Librairie La Buissonnière (Yvetot)

Dans un roman-enquête passionnant, Nathalie Piégay offre l’émouvant et sensible portrait d’une femme que son entourage voulut rendre invisible et fait ainsi entrer dans la lumière Marguerite Toucas-Massillon, mère de Louis Aragon.

Une femme invisible est un roman-enquête très bien documenté, au sujet maîtrisé par son auteure qui nous fait découvrir la stupéfiante histoire de Marguerite Toucas-Massillon. À la fin du xixe siècle, alors qu’elle est encore mineure, elle va donner naissance à un petit garçon, Louis, fruit d’une relation adultère avec un homme beaucoup plus âgé qu’elle, déjà marié, père et par ailleurs député. Subissant une forte pression familiale et sociale, la jeune Marguerite est contrainte de s’effacer, obligée de ne pas reconnaître son enfant, niée dans son rôle de mère : on la fera passer pour la sœur du petit Louis à qui l’on attribuera le nom fictif d’Aragon et qui deviendra l’un des auteurs majeurs du xxe siècle français. C’est donc l’histoire de cette femme que tout son entourage a souhaité rendre invisible et le récit de la relation avec son fils que Nathalie Piégay raconte dans un texte au sujet passionnant dont l’écriture fluide rend la narration agréable et plaisante. Le lecteur est touché par cette histoire stupéfiante comme par ce portrait sensible de femme, d’amante et de mère singulière qu’aucune fiction n’aurait pu imaginer.

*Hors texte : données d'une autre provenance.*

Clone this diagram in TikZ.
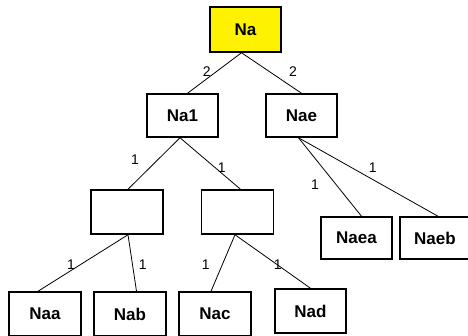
\documentclass[tikz,border=0pt]{standalone}
\usepackage{fontspec}
\setmainfont{Liberation Sans}
\usetikzlibrary{calc}
\tikzset{
  box/.style={draw=black, line width=1.5pt, fill=white, minimum width=71pt, minimum height=43pt, inner sep=0pt, font=\fontsize{17}{19}\selectfont\bfseries},
  edge/.style={draw=black, line width=0.8pt},
  wt/.style={font=\fontsize{14}{16}\selectfont, inner sep=0pt}
}
\begin{document}
\begin{tikzpicture}[x=1pt,y=-1pt]
\useasboundingbox (0,0) rectangle (468,335);
\clip (0,0) rectangle (468,335);
\fill[white] (0,0) rectangle (468,335);
% nodes
\node[box, fill=yellow, minimum height=45pt] (Na) at (245.5,29.5) {Na};
\node[box] (Na1) at (182.5,115.5) {Na1};
\node[box] (Nae) at (301.5,115.5) {Nae};
\node[box, minimum width=72pt, minimum height=44pt] (E1) at (127,212) {};
\node[box, minimum width=72pt, minimum height=44pt] (E2) at (237.5,212) {};
\node[box, minimum height=42pt] (Naea) at (356.5,238) {Naea};
\node[box, minimum width=70pt, minimum height=42pt] (Naeb) at (435,238) {Naeb};
\node[box, minimum width=72pt, minimum height=44pt] (Naa) at (45,314) {Naa};
\node[box, minimum width=72pt, minimum height=44pt] (Nab) at (130,314) {Nab};
\node[box, minimum width=72pt, minimum height=44pt] (Nac) at (215,314) {Nac};
\node[box, minimum height=44pt] (Nad) at (310.5,311) {Nad};
% edges
\draw[edge] ([xshift=-4pt]Na.south) -- ([xshift=5pt]Na1.north);
\draw[edge] ([xshift=-4pt]Na.south) -- (Nae.north);
\draw[edge] ([xshift=-2.5pt]Na1.south) -- ([xshift=1pt]E1.north);
\draw[edge] ([xshift=-2.5pt]Na1.south) -- ([xshift=3pt]E2.north);
\draw[edge] ([xshift=-3pt]Nae.south) -- ([xshift=5pt]Naea.north);
\draw[edge] ([xshift=-3pt]Nae.south) -- ([xshift=3pt]Naeb.north);
\draw[edge] ([xshift=1pt]E1.south) -- ([xshift=-7pt]Naa.north);
\draw[edge] ([xshift=1pt]E1.south) -- ([xshift=6.5pt]Nab.north);
\draw[edge] ([xshift=-2.5pt]E2.south) -- ([xshift=-4pt]Nac.north);
\draw[edge] ([xshift=-2.5pt]E2.south) -- (Nad.north);
% weights
\node[wt] (w1) at (206.7,71.5) {2};
\node[wt] (w2) at (293,71.5) {2};
\node[wt] (w3) at (135,160) {1};
\node[wt] (w4) at (221.7,168) {1};
\node[wt] (w5) at (315,185) {1};
\node[wt] (w6) at (372.7,168) {1};
\node[wt] (w7) at (71,265) {1};
\node[wt] (w8) at (142.7,265) {1};
\node[wt] (w9) at (205.7,265) {1};
\node[wt] (w10) at (277.7,265) {1};
\end{tikzpicture}
\end{document}
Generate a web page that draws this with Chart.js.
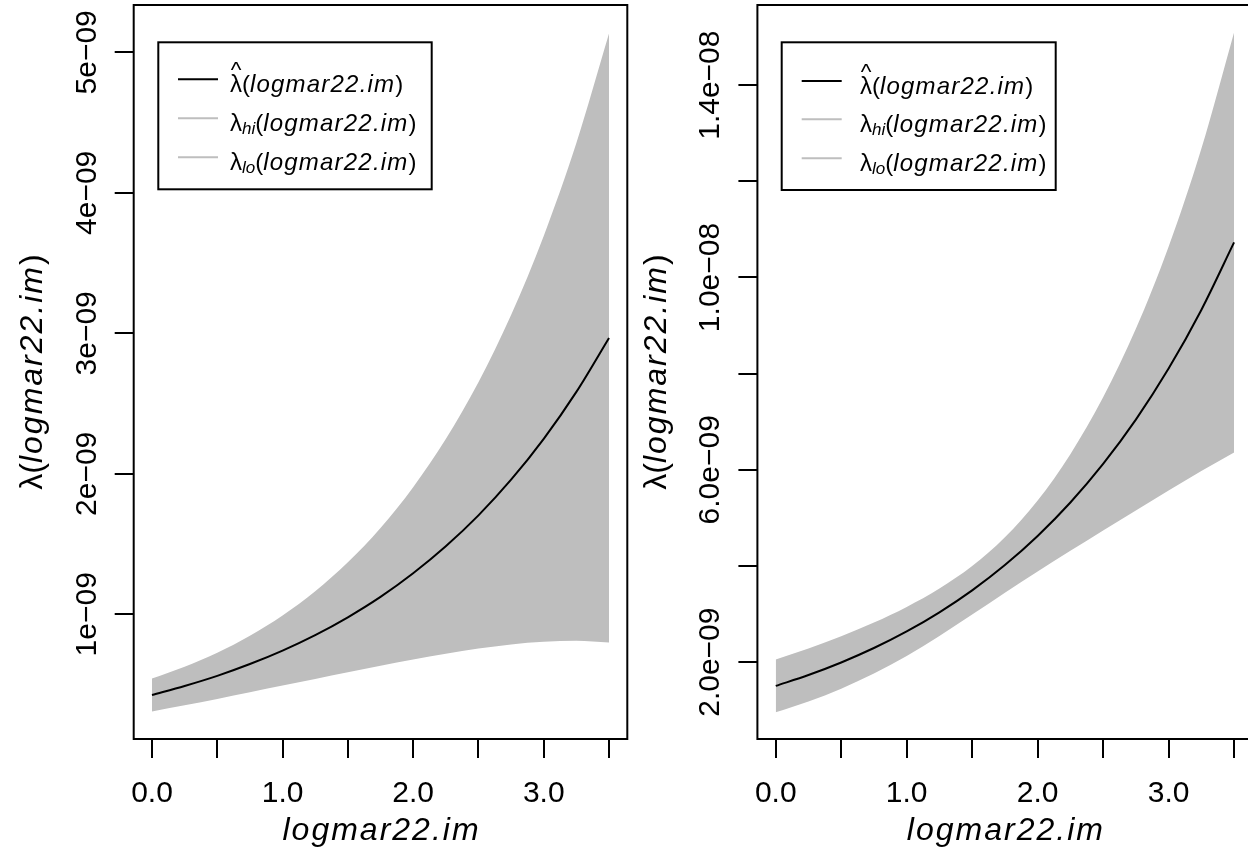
<!DOCTYPE html>
<html>
<head>
<meta charset="utf-8">
<script src="https://cdn.jsdelivr.net/npm/chart.js@4.4.1/dist/chart.umd.min.js"></script>
<style>
html,body{margin:0;padding:0;background:#fff;overflow:hidden;width:1248px;height:851px;}
.panel{position:absolute;top:0;height:851px;}
#w1{left:0;width:640px;}
#w2{left:640px;width:620px;}
</style>
</head>
<body>
<div id="w1" class="panel"><canvas id="c1" width="640" height="851"></canvas></div>
<div id="w2" class="panel"><canvas id="c2" width="620" height="851"></canvas></div>
<script>
// ---- data ----
const xVals = [0, 0.25, 0.5, 0.75, 1.0, 1.25, 1.5, 1.75, 2.0, 2.25, 2.5, 2.75, 3.0, 3.25, 3.5];

const leftHat = [0.426e-9, 0.490e-9, 0.562e-9, 0.646e-9, 0.742e-9, 0.852e-9, 0.979e-9, 1.124e-9, 1.292e-9, 1.484e-9, 1.704e-9, 1.958e-9, 2.249e-9, 2.583e-9, 2.967e-9];
const leftHi  = [0.543e-9, 0.627e-9, 0.726e-9, 0.847e-9, 0.991e-9, 1.164e-9, 1.370e-9, 1.614e-9, 1.905e-9, 2.248e-9, 2.652e-9, 3.130e-9, 3.693e-9, 4.355e-9, 5.135e-9];
const leftLo  = [0.309e-9, 0.353e-9, 0.398e-9, 0.445e-9, 0.493e-9, 0.540e-9, 0.588e-9, 0.634e-9, 0.679e-9, 0.720e-9, 0.756e-9, 0.786e-9, 0.805e-9, 0.811e-9, 0.799e-9];

const rightHat = [1.506e-9, 1.733e-9, 1.994e-9, 2.294e-9, 2.639e-9, 3.037e-9, 3.494e-9, 4.020e-9, 4.625e-9, 5.321e-9, 6.123e-9, 7.044e-9, 8.105e-9, 9.325e-9, 10.729e-9];
const rightHi  = [2.056e-9, 2.285e-9, 2.539e-9, 2.824e-9, 3.148e-9, 3.531e-9, 3.998e-9, 4.596e-9, 5.363e-9, 6.326e-9, 7.507e-9, 8.933e-9, 10.640e-9, 12.676e-9, 15.096e-9];
const rightLo  = [0.956e-9, 1.181e-9, 1.449e-9, 1.764e-9, 2.130e-9, 2.544e-9, 2.990e-9, 3.444e-9, 3.887e-9, 4.316e-9, 4.739e-9, 5.156e-9, 5.570e-9, 5.975e-9, 6.362e-9];

const xTickVals   = [0, 0.5, 1.0, 1.5, 2.0, 2.5, 3.0, 3.5];
const xTickLabels = ["0.0", "", "1.0", "", "2.0", "", "3.0", ""];

const leftYTickVals   = [1e-9, 2e-9, 3e-9, 4e-9, 5e-9];
const leftYTickLabels = ["1e\u221209", "2e\u221209", "3e\u221209", "4e\u221209", "5e\u221209"];

const rightYTickVals   = [2e-9, 4e-9, 6e-9, 8e-9, 10e-9, 12e-9, 14e-9];
const rightYTickLabels = ["2.0e\u221209", "", "6.0e\u221209", "", "1.0e\u221208", "", "1.4e\u221208"];

const axisTitleX = "logmar22.im";
const legendVar = "logmar22.im";

// ---- styling / helpers ----
const FONT = '"Liberation Sans", Arial, Helvetica, sans-serif';
const BAND = '#BEBEBE';

function drawRich(ctx, pieces, x, y, align) {
  let total = 0;
  const ws = pieces.map(p => {
    ctx.font = p.font;
    ctx.letterSpacing = (p.ls || 0) + 'px';
    const w = ctx.measureText(p.t).width;
    total += w;
    return w;
  });
  let cx = align === 'center' ? x - total / 2 : x;
  ctx.textAlign = 'left';
  ctx.textBaseline = 'alphabetic';
  pieces.forEach((p, i) => {
    ctx.font = p.font;
    ctx.letterSpacing = (p.ls || 0) + 'px';
    ctx.fillText(p.t, cx, y + (p.dy || 0));
    if (p.hat) {
      ctx.letterSpacing = '0px';
      ctx.font = p.hatFont;
      ctx.textAlign = 'center';
      ctx.fillText('^', cx + ws[i] / 2, y - p.hatUp);
      ctx.textAlign = 'left';
    }
    cx += ws[i];
  });
  ctx.letterSpacing = '0px';
}

function titlePieces(size, ls) {
  return [
    {t: 'λ', font: size + 'px ' + FONT},
    {t: '(', font: size + 'px ' + FONT},
    {t: legendVar, font: 'italic ' + size + 'px ' + FONT, ls: ls},
    {t: ')', font: size + 'px ' + FONT}
  ];
}

function legendPieces(kind) {
  const S = 24, ls = 1.2;
  const base = [];
  if (kind === 'hat') {
    base.push({t: 'λ', font: S + 'px ' + FONT, hat: true, hatFont: (S * 0.95) + 'px ' + FONT, hatUp: S * 0.6});
  } else {
    base.push({t: 'λ', font: S + 'px ' + FONT});
    base.push({t: kind, font: 'italic 17px ' + FONT, dy: 3});
  }
  base.push({t: '(', font: S + 'px ' + FONT});
  base.push({t: legendVar, font: 'italic ' + S + 'px ' + FONT, ls: ls});
  base.push({t: ')', font: S + 'px ' + FONT});
  return base;
}

function makePanel(id, g, hat, hi, lo, yMin, yMax, yTickVals, yTickLabels) {
  const rPlugin = {
    id: 'rstyle',
    afterDraw(chart) {
      const ctx = chart.ctx;
      const a = chart.chartArea;
      const xs = chart.scales.x, ys = chart.scales.y;
      ctx.save();
      // box
      ctx.strokeStyle = '#000';
      ctx.lineWidth = 2;
      ctx.strokeRect(a.left, a.top, a.right - a.left, a.bottom - a.top);
      // x tick labels
      ctx.fillStyle = '#000';
      ctx.font = '30px ' + FONT;
      ctx.textAlign = 'center';
      ctx.textBaseline = 'alphabetic';
      xTickVals.forEach((v, i) => {
        if (xTickLabels[i]) ctx.fillText(xTickLabels[i], xs.getPixelForValue(v), 802);
      });
      // y tick labels (rotated, R style)
      yTickVals.forEach((v, i) => {
        if (!yTickLabels[i]) return;
        const py = ys.getPixelForValue(v);
        ctx.save();
        ctx.translate(g.yLabX, py);
        ctx.rotate(-Math.PI / 2);
        ctx.font = '30px ' + FONT;
        ctx.textAlign = 'center';
        ctx.textBaseline = 'alphabetic';
        ctx.fillText(yTickLabels[i], 0, 0);
        ctx.restore();
      });
      // x title
      drawRich(ctx, [{t: axisTitleX, font: 'italic 32px ' + FONT, ls: 2}], (a.left + a.right) / 2 + 1, 840, 'center');
      // y title
      ctx.save();
      ctx.translate(g.yTitleX, (a.top + a.bottom) / 2);
      ctx.rotate(-Math.PI / 2);
      drawRich(ctx, titlePieces(32, 2), 0, 0, 'center');
      ctx.restore();
      // legend
      const L = g.legend;
      ctx.strokeStyle = '#000';
      ctx.lineWidth = 2;
      ctx.strokeRect(L.x0, L.y0, L.x1 - L.x0, L.y1 - L.y0);
      const rows = [
        {color: '#000', kind: 'hat'},
        {color: BAND, kind: 'hi'},
        {color: BAND, kind: 'lo'}
      ];
      rows.forEach((r, i) => {
        const yy = L.rowY[i];
        ctx.strokeStyle = r.color;
        ctx.lineWidth = 2;
        ctx.beginPath();
        ctx.moveTo(L.lx0, yy);
        ctx.lineTo(L.lx1, yy);
        ctx.stroke();
        ctx.fillStyle = '#000';
        drawRich(ctx, legendPieces(r.kind), L.tx, yy + 12.5, 'left');
      });
      ctx.restore();
    }
  };

  return new Chart(document.getElementById(id), {
    type: 'line',
    data: {
      datasets: [
        {label: 'hat', data: xVals.map((x, i) => ({x: x, y: hat[i]})), borderColor: '#000', borderWidth: 2, pointRadius: 0, fill: false, cubicInterpolationMode: 'monotone'},
        {label: 'hi', data: xVals.map((x, i) => ({x: x, y: hi[i]})), borderColor: BAND, borderWidth: 0, backgroundColor: BAND, pointRadius: 0, fill: '+1', cubicInterpolationMode: 'monotone'},
        {label: 'lo', data: xVals.map((x, i) => ({x: x, y: lo[i]})), borderColor: BAND, borderWidth: 0, backgroundColor: BAND, pointRadius: 0, fill: false, cubicInterpolationMode: 'monotone'}
      ]
    },
    options: {
      responsive: false,
      animation: false,
      devicePixelRatio: 1,
      layout: {padding: {top: g.top, right: g.padRight, left: 0, bottom: 0}},
      plugins: {legend: {display: false}, tooltip: {enabled: false}},
      scales: {
        x: {
          type: 'linear', min: -0.14, max: 3.64,
          afterBuildTicks: s => { s.ticks = xTickVals.map(v => ({value: v})); },
          ticks: {display: false},
          grid: {display: true, drawOnChartArea: false, drawTicks: true, tickLength: 19, color: '#000', lineWidth: 2},
          border: {display: false},
          afterFit: s => { s.height = g.xAxisH; }
        },
        y: {
          type: 'linear', min: yMin, max: yMax,
          afterBuildTicks: s => { s.ticks = yTickVals.map(v => ({value: v})); },
          ticks: {display: false},
          grid: {display: true, drawOnChartArea: false, drawTicks: true, tickLength: 19, color: '#000', lineWidth: 2},
          border: {display: false},
          afterFit: s => { s.width = g.yAxisW; }
        }
      }
    },
    plugins: [rPlugin]
  });
}

makePanel('c1', {
  top: 5, padRight: 640 - 627.3, xAxisH: 851 - 739, yAxisW: 133.7,
  yLabX: 96, yTitleX: 42,
  legend: {x0: 158.3, y0: 42.3, x1: 431.7, y1: 189.3, lx0: 178, lx1: 218, tx: 230, rowY: [79.3, 118.3, 157.3]}
}, leftHat, leftHi, leftLo, 1.125e-10, 5.337e-9, leftYTickVals, leftYTickLabels);

makePanel('c2', {
  top: 5, padRight: 620 - 612.4, xAxisH: 851 - 739, yAxisW: 117.4,
  yLabX: 79, yTitleX: 26,
  legend: {x0: 141.7, y0: 42.3, x1: 415.7, y1: 190, lx0: 161.7, lx1: 201.7, tx: 220, rowY: [81, 119.3, 158.3]}
}, rightHat, rightHi, rightLo, 4.02e-10, 1.5667e-8, rightYTickVals, rightYTickLabels);
</script>
</body>
</html>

Nathalie Piégay dresse avec empathie cette étonnante relation qui se noue entre cette mère et son fils, à toutes les étapes de sa vie, depuis son enfance et son adolescence jusqu’à sa vie d’adulte marquée par sa notoriété littéraire. Elle restitue avec justesse l’histoire touchante et émouvante de cette femme qui a enduré en faisant preuve d’une grande force de caractère, niée par tous mais donnant à chacun une incroyable leçon de vie. Ce faisant, elle projette une belle lumière sur cette femme que tout le monde, y compris bon nombre de biographes de Louis Aragon, a voulu rendre invisible et offre ainsi de nouvelles perspectives de lecture des œuvres de l’écrivain.